Teachers’ professionalism: The teaching profession is rising in status in Sweden and teachers’ professionalism is being reinforced with more autonomy and higher wages. Along with these go higher educational requirements. The scientific basis behind learning approaches is being recognized more and more, and professional development is being given more attention.
The question and answer period that followed led to further discussion on the meaning of equity in education. There was also a lot of curiosity about the alternative system of schools run by business entities. The government first permitted the establishment of such schools in the 1990’s on the premise that competition to the public system would lead to improvements in all schools and that alternate pedagogical philosophies should be allowed.

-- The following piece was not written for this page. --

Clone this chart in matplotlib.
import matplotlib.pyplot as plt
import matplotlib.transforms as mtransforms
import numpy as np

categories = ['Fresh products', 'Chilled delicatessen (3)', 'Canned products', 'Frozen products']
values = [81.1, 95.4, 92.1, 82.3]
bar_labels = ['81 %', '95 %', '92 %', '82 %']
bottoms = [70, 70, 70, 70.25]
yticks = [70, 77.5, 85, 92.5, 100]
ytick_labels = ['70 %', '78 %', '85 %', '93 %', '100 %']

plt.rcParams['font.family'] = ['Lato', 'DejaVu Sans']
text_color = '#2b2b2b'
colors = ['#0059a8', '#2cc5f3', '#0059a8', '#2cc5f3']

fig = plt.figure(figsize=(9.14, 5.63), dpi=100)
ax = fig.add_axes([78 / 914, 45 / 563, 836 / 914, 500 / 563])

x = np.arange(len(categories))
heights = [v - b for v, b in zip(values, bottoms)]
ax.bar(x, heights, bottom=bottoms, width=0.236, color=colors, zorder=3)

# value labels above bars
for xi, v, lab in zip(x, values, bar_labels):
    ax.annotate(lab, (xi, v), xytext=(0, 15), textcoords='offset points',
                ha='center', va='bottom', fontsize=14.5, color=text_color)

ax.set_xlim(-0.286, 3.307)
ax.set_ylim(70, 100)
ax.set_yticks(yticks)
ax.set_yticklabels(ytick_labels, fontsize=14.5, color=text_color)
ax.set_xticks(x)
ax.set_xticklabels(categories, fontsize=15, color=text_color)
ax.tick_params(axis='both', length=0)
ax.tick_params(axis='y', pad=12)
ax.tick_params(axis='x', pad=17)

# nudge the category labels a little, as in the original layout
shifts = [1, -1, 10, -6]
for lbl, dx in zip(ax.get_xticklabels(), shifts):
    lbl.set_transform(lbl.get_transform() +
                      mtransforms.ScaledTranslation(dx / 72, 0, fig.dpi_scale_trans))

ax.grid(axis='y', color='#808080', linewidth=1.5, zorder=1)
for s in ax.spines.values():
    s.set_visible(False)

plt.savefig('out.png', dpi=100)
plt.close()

The alternative schools are fully funded by taxes in the same way that public schools are, and many of the businesses that run them make a profit by doing so. Furthermore, some of the businesses operate from abroad. Surprisingly to most of us, the percentage of Sweden’s students who attend such schools is between 30 and 40%.

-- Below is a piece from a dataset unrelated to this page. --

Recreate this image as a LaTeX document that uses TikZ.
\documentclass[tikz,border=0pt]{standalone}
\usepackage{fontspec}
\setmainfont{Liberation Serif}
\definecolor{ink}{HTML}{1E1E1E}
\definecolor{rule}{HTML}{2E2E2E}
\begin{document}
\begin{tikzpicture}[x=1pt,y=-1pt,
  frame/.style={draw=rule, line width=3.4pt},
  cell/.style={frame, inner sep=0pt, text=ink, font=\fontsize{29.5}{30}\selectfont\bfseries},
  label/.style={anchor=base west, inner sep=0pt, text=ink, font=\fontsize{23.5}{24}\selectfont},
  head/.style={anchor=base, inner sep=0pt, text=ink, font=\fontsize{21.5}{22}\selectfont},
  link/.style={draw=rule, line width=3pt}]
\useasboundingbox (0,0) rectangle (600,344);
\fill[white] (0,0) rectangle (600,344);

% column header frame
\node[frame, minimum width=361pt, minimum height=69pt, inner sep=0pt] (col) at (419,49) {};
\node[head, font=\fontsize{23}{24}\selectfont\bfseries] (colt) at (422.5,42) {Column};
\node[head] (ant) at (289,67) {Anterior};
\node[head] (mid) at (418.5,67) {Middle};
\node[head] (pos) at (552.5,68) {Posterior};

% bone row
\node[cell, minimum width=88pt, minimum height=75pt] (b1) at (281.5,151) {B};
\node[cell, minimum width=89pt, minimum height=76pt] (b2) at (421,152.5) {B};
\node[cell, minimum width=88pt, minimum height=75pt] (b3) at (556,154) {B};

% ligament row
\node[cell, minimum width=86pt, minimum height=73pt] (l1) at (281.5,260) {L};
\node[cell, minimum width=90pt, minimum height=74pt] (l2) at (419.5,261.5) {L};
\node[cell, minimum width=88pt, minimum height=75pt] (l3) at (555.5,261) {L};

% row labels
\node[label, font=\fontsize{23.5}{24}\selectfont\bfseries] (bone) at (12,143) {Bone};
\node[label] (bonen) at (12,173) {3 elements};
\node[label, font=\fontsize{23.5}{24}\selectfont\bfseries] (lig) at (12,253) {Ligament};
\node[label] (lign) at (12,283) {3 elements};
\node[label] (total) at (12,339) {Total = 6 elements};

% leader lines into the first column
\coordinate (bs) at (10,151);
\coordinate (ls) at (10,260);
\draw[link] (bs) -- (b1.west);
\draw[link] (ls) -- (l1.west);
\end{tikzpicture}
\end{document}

Our speakers expressed some of the current concerns about these alternative schools. The marketing expertise of the businesses that run them can lead to families making poor choices that may not be in the best interests of their children. The public school system is put at a disadvantage when larger numbers of students with extra needs end up in the public system, but without any additional tax money to support them. Most of the recent newcomers to Sweden have no choice but to enrol in the public system because they are not usually able to pre-register in time to get into the alternative schools. And the fact that the businesses can make a profit from these schools must lead to questions about student/teacher ratios and the quality of the education offered there in general.
(Constantine noted that, in contrast, 96% of Canadian education is public, no tax money is provided to private educational institutions, and such schools must be inspected to ensure that they are conforming with the official curricula.)

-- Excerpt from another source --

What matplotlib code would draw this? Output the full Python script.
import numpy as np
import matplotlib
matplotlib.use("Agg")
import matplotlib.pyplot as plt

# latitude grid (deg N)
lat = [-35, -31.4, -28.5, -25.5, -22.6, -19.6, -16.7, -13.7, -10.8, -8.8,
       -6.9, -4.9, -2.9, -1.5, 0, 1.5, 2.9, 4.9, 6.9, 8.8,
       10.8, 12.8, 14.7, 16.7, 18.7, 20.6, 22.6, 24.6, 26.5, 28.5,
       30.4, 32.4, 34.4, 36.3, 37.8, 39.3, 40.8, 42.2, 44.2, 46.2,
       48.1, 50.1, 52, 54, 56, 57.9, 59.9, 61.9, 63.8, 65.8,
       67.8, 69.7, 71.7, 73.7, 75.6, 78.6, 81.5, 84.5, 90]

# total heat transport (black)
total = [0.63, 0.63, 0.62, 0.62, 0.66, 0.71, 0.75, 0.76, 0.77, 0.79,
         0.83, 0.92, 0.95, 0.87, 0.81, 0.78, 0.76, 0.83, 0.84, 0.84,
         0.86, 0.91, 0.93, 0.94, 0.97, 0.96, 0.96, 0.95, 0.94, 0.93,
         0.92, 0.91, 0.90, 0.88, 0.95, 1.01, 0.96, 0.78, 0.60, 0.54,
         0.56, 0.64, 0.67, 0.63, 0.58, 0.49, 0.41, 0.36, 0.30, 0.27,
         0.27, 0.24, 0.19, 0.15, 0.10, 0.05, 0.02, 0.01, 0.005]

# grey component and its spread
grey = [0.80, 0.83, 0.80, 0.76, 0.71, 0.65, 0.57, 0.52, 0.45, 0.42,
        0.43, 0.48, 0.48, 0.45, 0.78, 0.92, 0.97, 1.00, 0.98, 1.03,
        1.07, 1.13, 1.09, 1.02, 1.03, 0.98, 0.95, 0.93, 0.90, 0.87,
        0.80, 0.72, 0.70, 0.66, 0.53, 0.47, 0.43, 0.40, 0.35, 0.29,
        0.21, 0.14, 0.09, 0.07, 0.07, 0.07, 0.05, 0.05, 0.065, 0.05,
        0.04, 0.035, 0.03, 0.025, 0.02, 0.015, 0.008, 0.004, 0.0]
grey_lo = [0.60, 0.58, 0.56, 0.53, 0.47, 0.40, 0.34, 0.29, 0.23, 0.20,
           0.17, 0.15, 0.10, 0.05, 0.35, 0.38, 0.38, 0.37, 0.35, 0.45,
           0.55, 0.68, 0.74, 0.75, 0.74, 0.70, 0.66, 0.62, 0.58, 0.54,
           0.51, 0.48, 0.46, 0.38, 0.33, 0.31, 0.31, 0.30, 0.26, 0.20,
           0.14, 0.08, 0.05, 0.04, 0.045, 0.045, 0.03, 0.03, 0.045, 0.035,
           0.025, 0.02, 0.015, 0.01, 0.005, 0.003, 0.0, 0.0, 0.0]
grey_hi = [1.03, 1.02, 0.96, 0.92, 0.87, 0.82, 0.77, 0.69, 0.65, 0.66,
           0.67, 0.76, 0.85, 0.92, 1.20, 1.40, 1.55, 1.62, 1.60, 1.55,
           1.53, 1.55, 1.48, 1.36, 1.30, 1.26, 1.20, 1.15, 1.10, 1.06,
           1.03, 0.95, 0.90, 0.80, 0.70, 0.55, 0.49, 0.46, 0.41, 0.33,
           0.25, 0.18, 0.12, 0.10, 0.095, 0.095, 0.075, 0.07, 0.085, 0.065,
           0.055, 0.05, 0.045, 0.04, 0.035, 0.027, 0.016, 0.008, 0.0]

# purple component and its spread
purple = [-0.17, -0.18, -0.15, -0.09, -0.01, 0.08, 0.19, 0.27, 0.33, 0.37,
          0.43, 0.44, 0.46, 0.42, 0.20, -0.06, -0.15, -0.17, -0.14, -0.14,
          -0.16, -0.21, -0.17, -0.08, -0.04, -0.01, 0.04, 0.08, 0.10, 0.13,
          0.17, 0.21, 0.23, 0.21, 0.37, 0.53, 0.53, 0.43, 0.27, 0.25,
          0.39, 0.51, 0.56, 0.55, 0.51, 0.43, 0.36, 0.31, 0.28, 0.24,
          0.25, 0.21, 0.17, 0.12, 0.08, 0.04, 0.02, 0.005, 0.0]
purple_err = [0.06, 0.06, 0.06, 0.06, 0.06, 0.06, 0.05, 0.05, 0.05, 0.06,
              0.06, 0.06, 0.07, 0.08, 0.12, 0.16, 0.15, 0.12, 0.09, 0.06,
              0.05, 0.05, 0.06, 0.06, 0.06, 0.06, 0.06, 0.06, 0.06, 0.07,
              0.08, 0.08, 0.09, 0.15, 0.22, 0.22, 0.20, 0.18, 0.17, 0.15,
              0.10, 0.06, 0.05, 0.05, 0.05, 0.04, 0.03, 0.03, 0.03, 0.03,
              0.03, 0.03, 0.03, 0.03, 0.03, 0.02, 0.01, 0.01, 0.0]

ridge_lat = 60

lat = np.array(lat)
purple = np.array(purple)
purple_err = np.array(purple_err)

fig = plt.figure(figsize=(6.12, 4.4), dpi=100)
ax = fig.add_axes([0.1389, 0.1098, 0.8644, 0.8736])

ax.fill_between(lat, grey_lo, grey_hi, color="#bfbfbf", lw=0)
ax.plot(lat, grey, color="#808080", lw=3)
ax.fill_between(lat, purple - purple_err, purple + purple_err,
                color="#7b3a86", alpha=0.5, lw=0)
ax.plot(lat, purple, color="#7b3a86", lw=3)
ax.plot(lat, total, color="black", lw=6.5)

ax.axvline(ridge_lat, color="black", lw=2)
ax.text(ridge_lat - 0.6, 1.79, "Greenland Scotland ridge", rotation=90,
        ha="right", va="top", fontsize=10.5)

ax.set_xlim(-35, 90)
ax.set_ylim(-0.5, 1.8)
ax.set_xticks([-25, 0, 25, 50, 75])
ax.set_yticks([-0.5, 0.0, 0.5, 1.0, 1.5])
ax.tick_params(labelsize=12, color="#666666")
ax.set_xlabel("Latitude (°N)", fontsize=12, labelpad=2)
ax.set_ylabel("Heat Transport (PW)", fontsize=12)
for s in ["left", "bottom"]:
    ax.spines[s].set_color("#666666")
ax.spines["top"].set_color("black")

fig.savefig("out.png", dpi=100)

Public debate continues in Sweden on whether it is right for business entities to profit from taxes, the argument in favour being that the only thing that matters is that students are getting a better education. Since the Swedish government has absolutely no oversight over such schools, they cannot review student results, verify the teacher/student ratio, or even examine the curricula. Johan and Maria stressed that this issue has become a major point of discussion in Sweden and will likely be an issue in the upcoming election.
There was also good discussion on ways to maintain the Swedish/Canadian dialogue on education, including ways to partner at the school level and even at the student level. Sweden also co-operates with the other Nordic countries, with a recent emphasis on Finland, where exceptional student results have been attained.
And finally, the topic of lifelong learning was raised. It is a very strong tradition in Sweden. Many adults participate in various forms of lifelong learning and it is common for adults to return to school in adulthood to pursue a new vocation, much more so than in Canada.
Constantine wrapped up this very interesting evening by thanking the speakers for staying up so late to give their talks (they started speaking at 1:00AM local time!), and for their enthusiastic engagement and expertise on this very interesting topic.